# Stated exercise:
Repeat verbatim, and only, the lines of the data below, beginning at the line that contains "Output the Python" and stopping after the line that contains "linestyle=(0, (1, 1.6)))".

# Input:
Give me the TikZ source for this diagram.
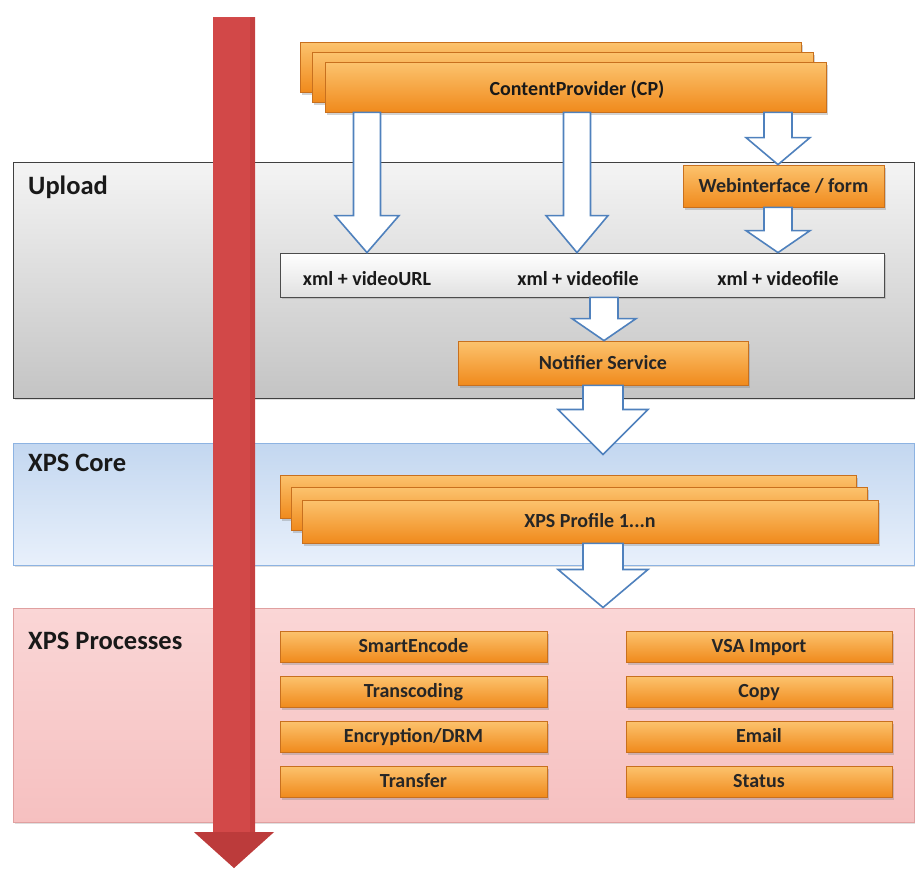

==

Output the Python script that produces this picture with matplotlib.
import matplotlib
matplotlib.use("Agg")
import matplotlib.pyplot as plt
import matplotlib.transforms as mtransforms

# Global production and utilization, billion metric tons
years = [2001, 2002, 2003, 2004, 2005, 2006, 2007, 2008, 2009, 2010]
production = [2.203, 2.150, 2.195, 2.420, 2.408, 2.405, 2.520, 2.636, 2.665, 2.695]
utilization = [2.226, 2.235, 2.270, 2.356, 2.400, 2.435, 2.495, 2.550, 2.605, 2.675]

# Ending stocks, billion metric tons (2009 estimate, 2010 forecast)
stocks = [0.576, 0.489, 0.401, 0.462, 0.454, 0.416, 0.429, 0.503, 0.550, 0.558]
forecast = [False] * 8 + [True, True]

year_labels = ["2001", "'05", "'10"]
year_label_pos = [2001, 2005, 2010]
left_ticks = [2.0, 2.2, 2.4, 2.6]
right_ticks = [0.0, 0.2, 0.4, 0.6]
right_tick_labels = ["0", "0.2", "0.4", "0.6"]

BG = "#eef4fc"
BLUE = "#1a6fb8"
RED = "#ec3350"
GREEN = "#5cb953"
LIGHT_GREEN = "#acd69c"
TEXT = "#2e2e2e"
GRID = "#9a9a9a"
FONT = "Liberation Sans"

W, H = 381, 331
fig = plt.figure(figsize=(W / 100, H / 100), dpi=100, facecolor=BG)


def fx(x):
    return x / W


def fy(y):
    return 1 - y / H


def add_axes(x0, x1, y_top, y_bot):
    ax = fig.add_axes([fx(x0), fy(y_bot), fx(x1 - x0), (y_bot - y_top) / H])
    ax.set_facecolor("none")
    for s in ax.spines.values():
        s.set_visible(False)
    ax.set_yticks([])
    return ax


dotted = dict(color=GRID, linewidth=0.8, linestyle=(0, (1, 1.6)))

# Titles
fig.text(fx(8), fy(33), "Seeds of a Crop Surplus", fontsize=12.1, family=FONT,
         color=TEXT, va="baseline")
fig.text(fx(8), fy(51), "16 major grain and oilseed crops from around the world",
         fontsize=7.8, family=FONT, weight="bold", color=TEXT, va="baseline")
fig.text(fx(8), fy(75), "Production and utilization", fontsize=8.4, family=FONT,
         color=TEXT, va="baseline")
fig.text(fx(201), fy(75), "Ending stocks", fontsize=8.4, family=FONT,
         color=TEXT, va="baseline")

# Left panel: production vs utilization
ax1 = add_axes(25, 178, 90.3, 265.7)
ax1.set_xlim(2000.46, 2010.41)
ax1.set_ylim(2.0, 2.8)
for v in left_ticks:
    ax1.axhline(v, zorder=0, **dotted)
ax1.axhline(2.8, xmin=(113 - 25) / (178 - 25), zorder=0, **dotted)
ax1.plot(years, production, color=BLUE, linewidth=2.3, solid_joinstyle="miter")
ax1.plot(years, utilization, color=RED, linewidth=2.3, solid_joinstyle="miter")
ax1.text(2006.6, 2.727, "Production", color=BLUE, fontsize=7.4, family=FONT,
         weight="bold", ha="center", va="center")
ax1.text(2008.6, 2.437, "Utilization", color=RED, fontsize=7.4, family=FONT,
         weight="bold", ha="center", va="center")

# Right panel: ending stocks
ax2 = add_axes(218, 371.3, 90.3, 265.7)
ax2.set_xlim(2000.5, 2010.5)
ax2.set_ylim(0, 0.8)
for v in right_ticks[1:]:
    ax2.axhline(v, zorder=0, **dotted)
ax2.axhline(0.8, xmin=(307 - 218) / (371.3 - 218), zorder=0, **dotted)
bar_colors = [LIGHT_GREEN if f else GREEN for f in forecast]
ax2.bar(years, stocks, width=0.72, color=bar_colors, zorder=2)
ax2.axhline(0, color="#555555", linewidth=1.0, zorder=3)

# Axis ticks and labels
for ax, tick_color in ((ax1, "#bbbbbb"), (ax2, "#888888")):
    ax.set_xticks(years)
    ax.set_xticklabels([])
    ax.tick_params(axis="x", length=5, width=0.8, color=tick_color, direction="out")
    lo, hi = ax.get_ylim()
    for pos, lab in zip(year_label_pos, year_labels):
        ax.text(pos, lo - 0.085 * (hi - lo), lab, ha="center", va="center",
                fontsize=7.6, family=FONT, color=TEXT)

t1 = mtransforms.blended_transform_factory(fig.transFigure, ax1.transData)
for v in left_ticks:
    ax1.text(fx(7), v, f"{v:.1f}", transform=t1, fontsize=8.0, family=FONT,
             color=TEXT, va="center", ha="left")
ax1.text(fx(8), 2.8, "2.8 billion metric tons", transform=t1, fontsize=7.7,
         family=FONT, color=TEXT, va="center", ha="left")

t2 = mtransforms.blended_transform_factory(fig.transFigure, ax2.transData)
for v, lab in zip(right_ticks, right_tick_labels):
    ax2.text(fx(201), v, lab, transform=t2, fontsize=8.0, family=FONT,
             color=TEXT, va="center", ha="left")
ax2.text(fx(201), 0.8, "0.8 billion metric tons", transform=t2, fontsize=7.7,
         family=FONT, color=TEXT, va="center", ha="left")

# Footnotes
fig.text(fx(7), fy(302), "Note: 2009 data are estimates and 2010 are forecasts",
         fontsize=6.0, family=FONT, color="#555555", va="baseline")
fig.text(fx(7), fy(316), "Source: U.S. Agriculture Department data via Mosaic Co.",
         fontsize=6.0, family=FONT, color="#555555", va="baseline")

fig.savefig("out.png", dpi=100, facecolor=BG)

# Solution:
Output the Python script that produces this picture with matplotlib.
import matplotlib
matplotlib.use("Agg")
import matplotlib.pyplot as plt
import matplotlib.transforms as mtransforms

# Global production and utilization, billion metric tons
years = [2001, 2002, 2003, 2004, 2005, 2006, 2007, 2008, 2009, 2010]
production = [2.203, 2.150, 2.195, 2.420, 2.408, 2.405, 2.520, 2.636, 2.665, 2.695]
utilization = [2.226, 2.235, 2.270, 2.356, 2.400, 2.435, 2.495, 2.550, 2.605, 2.675]

# Ending stocks, billion metric tons (2009 estimate, 2010 forecast)
stocks = [0.576, 0.489, 0.401, 0.462, 0.454, 0.416, 0.429, 0.503, 0.550, 0.558]
forecast = [False] * 8 + [True, True]

year_labels = ["2001", "'05", "'10"]
year_label_pos = [2001, 2005, 2010]
left_ticks = [2.0, 2.2, 2.4, 2.6]
right_ticks = [0.0, 0.2, 0.4, 0.6]
right_tick_labels = ["0", "0.2", "0.4", "0.6"]

BG = "#eef4fc"
BLUE = "#1a6fb8"
RED = "#ec3350"
GREEN = "#5cb953"
LIGHT_GREEN = "#acd69c"
TEXT = "#2e2e2e"
GRID = "#9a9a9a"
FONT = "Liberation Sans"

W, H = 381, 331
fig = plt.figure(figsize=(W / 100, H / 100), dpi=100, facecolor=BG)


def fx(x):
    return x / W


def fy(y):
    return 1 - y / H


def add_axes(x0, x1, y_top, y_bot):
    ax = fig.add_axes([fx(x0), fy(y_bot), fx(x1 - x0), (y_bot - y_top) / H])
    ax.set_facecolor("none")
    for s in ax.spines.values():
        s.set_visible(False)
    ax.set_yticks([])
    return ax


dotted = dict(color=GRID, linewidth=0.8, linestyle=(0, (1, 1.6)))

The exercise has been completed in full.